Sunday, October 7, 2007

Wildlife Woes: Evolution in Progress

At least once a week, the major nightly news broadcasts a story on global warming. Last week it was a wildlife spotlight that showcased the plight of "thin whales"; gray whales that are slowly losing blubber mass as a "direct result" of global warming. The argument is that gray whales and a select few additional species are unable to adapt to the rapid cimate change caused by humans in the last few years. Although humans have been blasting out noxious emissions for over a century, scientists are just now trying to connect industry to evolution. There are, of course, a number of flaws in their logic. Thousands of species (if not more) have died out through the history of life because of simple maladaptive Darwinian principles. The world is changing, and it is time to admit it. Evangelicals and biblicists are mocked for their desperately ignorant insistance that today's world is exactly as created by God from the beginning of time. Come on, people. The world has been changing for eons-the "dawn of creation" marked the dawn of change, and our earth has undergone massive and continual alterations ever since. Yes, this occured even before the industrial revolution. Yes, this occured even before man roamed the earth. Our modern age is, like the paleolithic and neolithic times, merely a transitory phase in the evolution of life. It is not only expected but biologically NECESSARY that some species struggle, become endangered, and then disappear altogether. This is a primordial fact of life. If global warming were putting such a strain on nature, we would be seeing EVERY species rapidly decline in health and number. Thinning whales are hardly a cause for alarm.

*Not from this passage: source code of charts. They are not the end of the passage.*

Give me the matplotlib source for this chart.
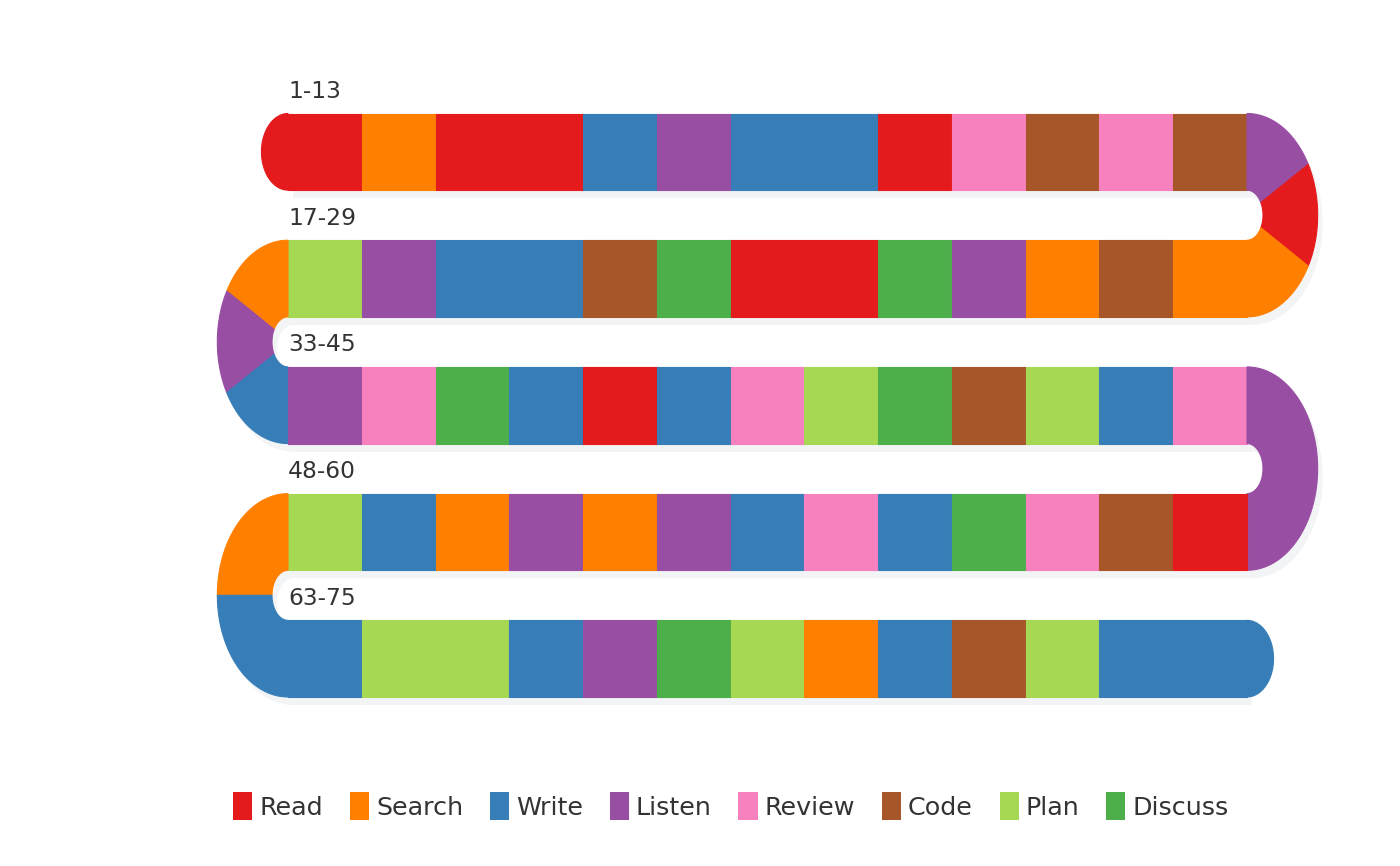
import numpy as np
import matplotlib
matplotlib.use('Agg')
import matplotlib.pyplot as plt
from matplotlib.patches import Polygon, Rectangle, Patch
from matplotlib.transforms import offset_copy

activities = ['Read', 'Search', 'Write', 'Listen', 'Review', 'Code', 'Plan', 'Discuss']
colors = ['#e41a1c', '#ff7f00', '#377eb8', '#984ea3', '#f781bf', '#a65628', '#a6d854', '#4daf4a']

# activity of each step, in order 1..75
steps = [
    # 1-13
    'Read', 'Search', 'Read', 'Read', 'Write', 'Listen', 'Write', 'Write', 'Read', 'Review', 'Code', 'Review', 'Code',
    # 14-16
    'Listen', 'Read', 'Search',
    # 17-29
    'Search', 'Code', 'Search', 'Listen', 'Discuss', 'Read', 'Read', 'Discuss', 'Code', 'Write', 'Write', 'Listen', 'Plan',
    # 30-32
    'Search', 'Listen', 'Write',
    # 33-45
    'Listen', 'Review', 'Discuss', 'Write', 'Read', 'Write', 'Review', 'Plan', 'Discuss', 'Code', 'Plan', 'Write', 'Review',
    # 46-47
    'Listen', 'Listen',
    # 48-60
    'Read', 'Code', 'Review', 'Discuss', 'Write', 'Review', 'Write', 'Listen', 'Search', 'Listen', 'Search', 'Write', 'Plan',
    # 61-62
    'Search', 'Write',
    # 63-75
    'Write', 'Plan', 'Plan', 'Write', 'Listen', 'Discuss', 'Plan', 'Search', 'Write', 'Code', 'Plan', 'Write', 'Write',
]
row_labels = ['1-13', '17-29', '33-45', '48-60', '63-75']
turn_steps = [3, 3, 2, 2]
per_row = 13

col = dict(zip(activities, colors))
shadow_col = '#f3f4f6'
text_col = '#333333'

# layout (cells are 1 wide, row pitch is 1)
h = 0.605          # row height
rx_out = 0.958     # turn outer radius (x, in cells)
rx_in = 0.217      # turn inner radius
cap_rx = 0.36
ry_out = (1 + h) / 2
ry_in = (1 - h) / 2
n_rows = len(row_labels)

fig = plt.figure(figsize=(14, 8.66), dpi=100)
ax = fig.add_axes([288 / 1400, 1 - 697 / 866, (1247 - 288) / 1400, 583.5 / 866])
ax.set_xlim(0, per_row)
ax.set_ylim(n_rows - 1 + h, 0)
ax.axis('off')

shadow_tr = offset_copy(ax.transData, fig=fig, x=5, y=-8, units='dots')
label_tr = offset_copy(ax.transData, fig=fig, x=0, y=-3, units='dots')


def turn_polys(r, n, right):
    cx = per_row if right else 0
    cy = r + ry_out
    sx = 1 if right else -1
    polys = []
    for k in range(n):
        t = np.linspace(np.pi / 2 - np.pi * k / n, np.pi / 2 - np.pi * (k + 1) / n, 40)
        outer = np.column_stack([cx + sx * rx_out * np.cos(t), cy - ry_out * np.sin(t)])
        inner = np.column_stack([cx + sx * rx_in * np.cos(t[::-1]), cy - ry_in * np.sin(t[::-1])])
        polys.append(np.vstack([outer, inner]))
    return polys


# shadows
for r in range(n_rows):
    ax.add_patch(Rectangle((0, r), per_row, h, facecolor=shadow_col, lw=0,
                           transform=shadow_tr, clip_on=False, zorder=1))
for r, n in enumerate(turn_steps):
    for p in turn_polys(r, n, right=(r % 2 == 0)):
        ax.add_patch(Polygon(p, closed=True, facecolor=shadow_col, lw=0,
                             transform=shadow_tr, clip_on=False, zorder=1))

# cells (runs of the same activity merged) and turns
i = 0
for r in range(n_rows):
    row = steps[i:i + per_row]
    if r % 2 == 1:
        row = row[::-1]
    start = 0
    for j in range(1, per_row + 1):
        if j == per_row or row[j] != row[start]:
            fc = col[row[start]]
            ax.add_patch(Rectangle((start, r), j - start, h, facecolor=fc, edgecolor=fc,
                                   lw=0.8, clip_on=False, zorder=3))
            start = j
    i += per_row
    if r < len(turn_steps):
        for p in turn_polys(r, turn_steps[r], right=(r % 2 == 0)):
            fc = col[steps[i]]
            ax.add_patch(Polygon(p, closed=True, facecolor=fc, edgecolor=fc, lw=0.8,
                                 clip_on=False, zorder=3))
            i += 1
    ax.text(0, r - ry_in, row_labels[r], ha='left', va='center', transform=label_tr,
            fontsize=16.8, color=text_col, zorder=4)

# rounded caps at start and end
t = np.linspace(np.pi / 2, 3 * np.pi / 2, 40)
cap0 = np.column_stack([cap_rx * np.cos(t), h / 2 - h / 2 * np.sin(t)])
ax.add_patch(Polygon(cap0, closed=True, facecolor=col[steps[0]], edgecolor=col[steps[0]],
                     lw=0.8, clip_on=False, zorder=2))
last_r = n_rows - 1
end_x = per_row if last_r % 2 == 0 else 0
sx = 1 if last_r % 2 == 0 else -1
t = np.linspace(-np.pi / 2, np.pi / 2, 40)
cap1 = np.column_stack([end_x + sx * cap_rx * np.cos(t), last_r + h / 2 - h / 2 * np.sin(t)])
ax.add_patch(Polygon(cap1, closed=True, facecolor=col[steps[-1]], edgecolor=col[steps[-1]],
                     lw=0.8, clip_on=False, zorder=2))

handles = [Patch(facecolor=c, edgecolor='none', label=a) for a, c in zip(activities, colors)]
leg = fig.legend(handles=handles, loc='center', bbox_to_anchor=(731 / 1400, 1 - 806 / 866),
                 ncol=len(activities), frameon=False, fontsize=18.3,
                 handlelength=0.75, handleheight=1.26, handletextpad=0.28,
                 columnspacing=1.05, borderaxespad=0)
for txt in leg.get_texts():
    txt.set_color(text_col)

fig.savefig('out.png', dpi=100, facecolor='white')
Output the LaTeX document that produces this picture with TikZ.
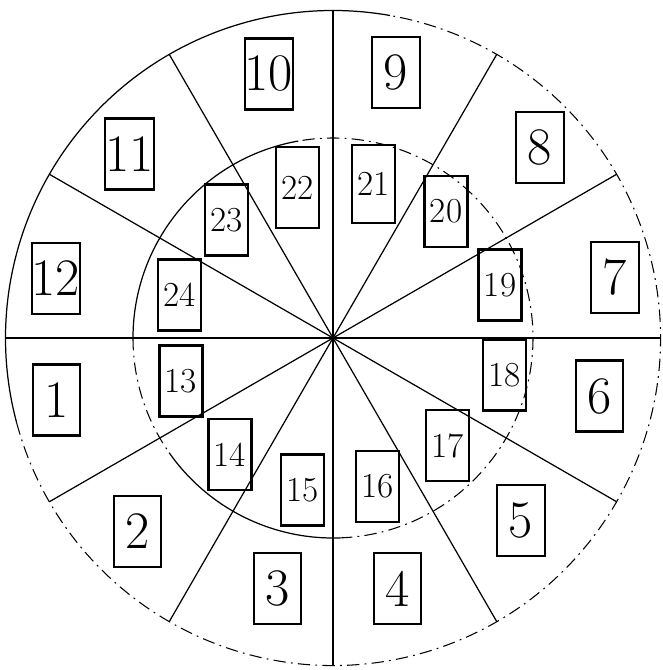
\documentclass[tikz,border=0pt]{standalone}
\usepackage{tikz}
\tikzset{
  cellout/.style={draw,line width=1.2pt,minimum width=0.95cm,minimum height=1.42cm,inner sep=0pt,font=\fontsize{30}{30}\selectfont},
  cellin/.style={draw,line width=1.2pt,minimum width=0.86cm,minimum height=1.42cm,inner sep=0pt,font=\fontsize{20}{20}\selectfont},
  spoke/.style={line width=0.7pt},
  rim/.style={line width=0.7pt},
  rimdash/.style={line width=0.6pt,dash pattern=on 7pt off 3pt on 1pt off 3pt}
}

\begin{document}
\begin{tikzpicture}[x=1cm,y=1cm]
\path[use as bounding box] (-6.66,-6.64) rectangle (6.58,6.76);
\coordinate (c) at (0,0);
% outer rim
\draw[rim] (80:6.55) arc[start angle=80,end angle=195,radius=6.55];
\draw[rimdash] (195:6.55) arc[start angle=195,end angle=440,radius=6.55];
% inner rim
\draw[rim] (100:4.0) arc[start angle=100,end angle=180,radius=4.0];
\draw[rimdash] (180:4.0) arc[start angle=180,end angle=215,radius=4.0];
\draw[rim] (215:4.0) arc[start angle=215,end angle=272,radius=4.0];
\draw[rimdash] (272:4.0) arc[start angle=272,end angle=460,radius=4.0];
% spokes
\foreach \a in {0,30,...,330}
  \draw[spoke] (c) -- (\a:6.55);
% outer cells
\node[cellout] (o1) at (-5.53,-1.24) {1};
\node[cellout] (o2) at (-3.91,-3.87) {2};
\node[cellout] (o3) at (-1.11,-5.01) {3};
\node[cellout] (o4) at (1.29,-5.01) {4};
\node[cellout] (o5) at (3.76,-3.65) {5};
\node[cellout] (o6) at (5.33,-1.16) {6};
\node[cellout] (o7) at (5.64,1.21) {7};
\node[cellout] (o8) at (4.14,3.81) {8};
\node[cellout] (o9) at (1.26,5.31) {9};
\node[cellout] (o10) at (-1.28,5.28) {10};
\node[cellout] (o11) at (-4.07,3.68) {11};
\node[cellout] (o12) at (-5.54,1.19) {12};
% inner cells
\node[cellin] (i13) at (-3.04,-0.86) {13};
\node[cellin] (i14) at (-2.06,-2.33) {14};
\node[cellin] (i15) at (-0.61,-3.04) {15};
\node[cellin] (i16) at (0.89,-2.97) {16};
\node[cellin] (i17) at (2.29,-2.15) {17};
\node[cellin] (i18) at (3.43,-0.74) {18};
\node[cellin] (i19) at (3.34,1.06) {19};
\node[cellin] (i20) at (2.26,2.53) {20};
\node[cellin,minimum height=1.56cm] (i21) at (0.81,3.08) {21};
\node[cellin,minimum height=1.62cm] (i22) at (-0.71,3.01) {22};
\node[cellin] (i23) at (-2.13,2.36) {23};
\node[cellin] (i24) at (-3.07,0.86) {24};
\end{tikzpicture}
\end{document}
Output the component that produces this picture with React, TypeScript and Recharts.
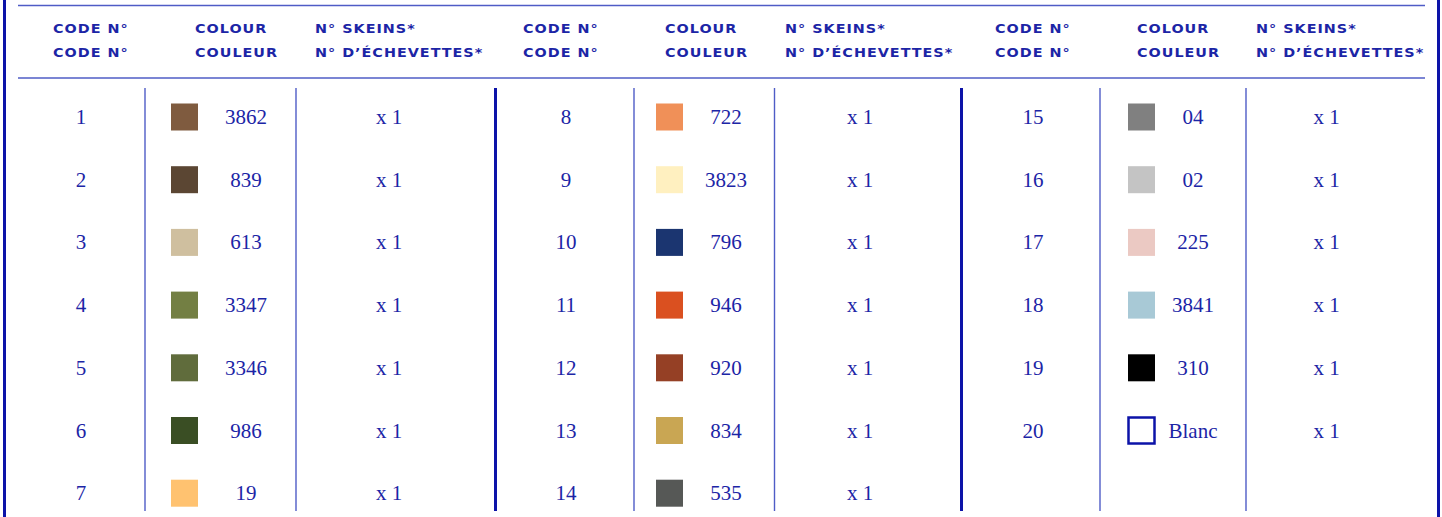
import { ScatterChart, Scatter, XAxis, YAxis, ReferenceLine } from 'recharts';

// thread list
const codeNumbers = [1, 2, 3, 4, 5, 6, 7, 8, 9, 10, 11, 12, 13, 14, 15, 16, 17, 18, 19, 20];
const threadNumbers = ['3862', '839', '613', '3347', '3346', '986', '19', '722', '3823', '796', '946', '920', '834', '535', '04', '02', '225', '3841', '310', 'Blanc'];
const swatchColours = ['#7f5b3f', '#5b4633', '#cfbf9f', '#737f43', '#606c3c', '#3a4e24', '#ffc270', '#f09058', '#fff0c0', '#1b3570', '#da5020', '#954025', '#c9a653', '#565856', '#808080', '#c4c4c4', '#ebc9c3', '#a8c9d6', '#000000', 'none'];
const skeinCounts = [1, 1, 1, 1, 1, 1, 1, 1, 1, 1, 1, 1, 1, 1, 1, 1, 1, 1, 1, 1];
const rowsPerGroup = [7, 7, 6];
const headerLine1 = ['CODE N°', 'COLOUR', 'N° SKEINS*'];
const headerLine2 = ['CODE N°', 'COULEUR', 'N° D’ÉCHEVETTES*'];

const W = 1442;
const H = 517;
const ROW0 = 117;
const ROW_STEP = 62.7;
const toRow = (px: number) => (px - ROW0) / ROW_STEP;

const TEXT = '#1c25a6';
const DARK = '#0c13a8';
const LIGHT = '#4f5cc6';

// column centres for each of the three blocks
const groups = [
    { code: 81, swatch: 184.5, thread: 246, skeins: 389, head: [53, 195, 315], thin: [145, 296] },
    { code: 566, swatch: 669.5, thread: 726, skeins: 860, head: [523, 665, 785], thin: [634, 774.5] },
    { code: 1033, swatch: 1141.5, thread: 1193, skeins: 1326.5, head: [995, 1137, 1256], thin: [1100, 1246] },
];
const thickLines = [495.5, 961.5];

const cells = codeNumbers.map((code, i) => {
    let g = 0;
    let r = i;
    while (r >= rowsPerGroup[g]) {
        r -= rowsPerGroup[g];
        g += 1;
    }
    return { g, r, code, thread: threadNumbers[i], colour: swatchColours[i], skeins: skeinCounts[i] };
});

const codeData = cells.map(c => ({ x: groups[c.g].code, y: c.r, label: String(c.code) }));
const threadData = cells.map(c => ({ x: groups[c.g].thread, y: c.r, label: c.thread }));
const skeinData = cells.map(c => ({ x: groups[c.g].skeins, y: c.r, label: `x ${c.skeins}` }));
const swatchData = cells.map(c => ({ x: groups[c.g].swatch, y: c.r, colour: c.colour }));
const headerData = groups.flatMap(g =>
    g.head.flatMap((hx, k) => [
        { x: hx, y: toRow(33.3), label: headerLine1[k] },
        { x: hx, y: toRow(57), label: headerLine2[k] },
    ])
);

const CellText = (props: any) => (
    <text
        x={props.cx}
        y={props.cy + 7}
        textAnchor="middle"
        fill={TEXT}
        fontFamily="'Liberation Serif', serif"
        fontSize={21}
    >
        {props.payload.label}
    </text>
);

// wide small-caps look: bold sans stretched sideways
const HeaderText = (props: any) => (
    <text
        transform={`translate(${props.cx},${props.cy}) scale(1.25,1)`}
        x={0}
        y={0}
        fill={TEXT}
        fontFamily="'DejaVu Sans', sans-serif"
        fontWeight="bold"
        fontSize={11.5}
        letterSpacing={0.8}
    >
        {props.payload.label}
    </text>
);

const Swatch = (props: any) => {
    const { cx, cy, payload } = props;
    if (payload.colour === 'none') {
        return <rect x={cx - 13} y={cy - 13} width={26} height={26} fill="#fff" stroke={DARK} strokeWidth={2.5} />;
    }
    return <rect x={cx - 13.5} y={cy - 13.5} width={27} height={27} fill={payload.colour} />;
};

export default function App() {
    const top = toRow(88);
    const bottom = toRow(511);
    return (
        <div style={{ position: 'absolute', left: 0, top: 0, width: W, height: H, background: '#fff' }}>
            <ScatterChart width={W} height={H} margin={{ top: 0, right: 0, bottom: 0, left: 0 }}>
                <XAxis type="number" dataKey="x" domain={[0, W]} hide allowDataOverflow />
                <YAxis type="number" dataKey="y" domain={[toRow(0), toRow(H)]} reversed hide allowDataOverflow />

                {/* outer frame and header rules */}
                <ReferenceLine segment={[{ x: 4.5, y: toRow(0) }, { x: 4.5, y: toRow(H) }]} stroke={DARK} strokeWidth={3} />
                <ReferenceLine segment={[{ x: 1438.5, y: toRow(0) }, { x: 1438.5, y: toRow(H) }]} stroke={DARK} strokeWidth={3} />
                <ReferenceLine segment={[{ x: 18, y: toRow(5.5) }, { x: 1425, y: toRow(5.5) }]} stroke={LIGHT} strokeWidth={1.5} />
                <ReferenceLine segment={[{ x: 18, y: toRow(78) }, { x: 1425, y: toRow(78) }]} stroke={LIGHT} strokeWidth={1.5} />

                {thickLines.map(x => (
                    <ReferenceLine key={`k${x}`} segment={[{ x, y: top }, { x, y: bottom }]} stroke={DARK} strokeWidth={3} />
                ))}
                {groups.flatMap(g => g.thin).map(x => (
                    <ReferenceLine key={`t${x}`} segment={[{ x, y: top }, { x, y: bottom }]} stroke={LIGHT} strokeWidth={1.4} />
                ))}

                <Scatter name="header" data={headerData} shape={HeaderText} isAnimationActive={false} />
                <Scatter name="code" data={codeData} shape={CellText} isAnimationActive={false} />
                <Scatter name="swatch" data={swatchData} shape={Swatch} isAnimationActive={false} />
                <Scatter name="thread" data={threadData} shape={CellText} isAnimationActive={false} />
                <Scatter name="skeins" data={skeinData} shape={CellText} isAnimationActive={false} />
            </ScatterChart>
        </div>
    );
}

The Discovery Channel article (see link at bottom of page) says that the whales are now "facing a new crisis" after recovering in the mid 1990's and graduating from the endangered species list. Are you kidding me? And now, less than ten years after the species' proliferation and burgeoning health, global warming swoops in to kill them outright? How is this possible? Perhaps global warming was in remission in the mid 1990's, and allowed the godly gray whales to thrive out of some divine environmental clemency. Or perhaps, more logically, global warming is just the current (and terrifying) scapegoat for all of the world's problems. Wildlife issues have always existed, but never have so many been blamed on one cataclysmic myth. It seems global warming has become an ecological shortcut to thinking.